AlphaFold is installed on the HPC Cluster using Singularity images. The code version we use is an alternative to the native docker container they provide.

Reference Files#

AlphaFold downloaded reference files are located at /hpc/refdata/alphafold/2.3. This path is set for you in the alphafold software module by default when you use the -d $DOWNLOAD_DIR flag.

Example AlphaFold interactive job#

# start interactive job
srun --job-name=alphafold_test --ntasks=1 --cpus-per-task=12 --mem=30gb --time=8:00:00 --gres=gpu:1 --gpu_cmode=shared --pty bash

# load required modules on the gpu node
module load alphafold/2.3.1
module load python/3.9.1

# tell alphafold about the GPU
export NVIDIA_VISIBLE_DEVICES=$CUDA_VISIBLE_DEVICES

# start alphafold software, replace netid with your username
run_alphafold.py -d $DOWNLOAD_DIR --cpus 12 -f /scratch/g/PI_NetID/alphatest/some.fasta -t 2020-05-14 -o /scratch/g/PI_NetID/alphatest/output

The example above is run as a normal interactive SLURM job.
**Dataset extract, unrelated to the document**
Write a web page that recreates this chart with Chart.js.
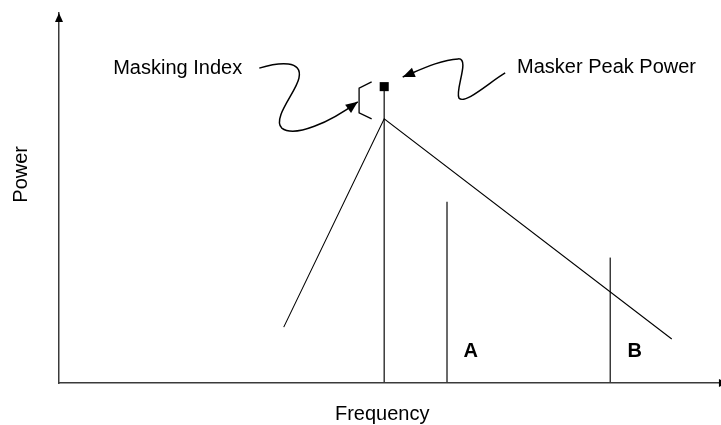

SLURM will assign a GPU node for interactive use. The alphafold software environment is loaded using module load alphafold/2.3.1 command. Please make sure to insert your username for PI_NetID.

Example AlphaFold batch job#

Create a file /scratch/g/PI_NetID/alphatest/alphafold.slurm containing the following. Replace PI_NetID with your PI's Username.

alphafold.slurm

#!/bin/bash
#SBATCH --job-name=alphafold_test
#SBATCH --ntasks=1
#SBATCH --cpus-per-task=12
#SBATCH --mem=30gb
#SBATCH --time=08:00:00
#SBATCH --output=%x-%j.out
#SBATCH --gres=gpu:1
#SBATCH --gpu_cmode=shared  
#SBATCH --partition=gpu

module load alphafold/2.3.1
module load python/3.9.1

export NVIDIA_VISIBLE_DEVICES=$CUDA_VISIBLE_DEVICES
run_alphafold.py -d $DOWNLOAD_DIR --cpus 12 -f /scratch/g/PI_NetID/alphatest/some.fasta -t 2020-05-14 -o /scratch/g/PI_NetID/alphatest/output

Submit the job:

cd /scratch/g/PI_NetID/alphatest && sbatch alphafold.slurm

The example above is a job request for 1 node, 12 processors, and 1 gpu.

GPU Compute Mode

The #SBATCH --gpu_cmode=shared slurm header is required or your job will fail halfway through. Alphafold 2.3.1 doesn't parallelize on GPUs so you should only run on 1 GPU.

Help#

Specific help information is available on GitHub. Additional command-line help can be printed with module help alphafold/2.3.1.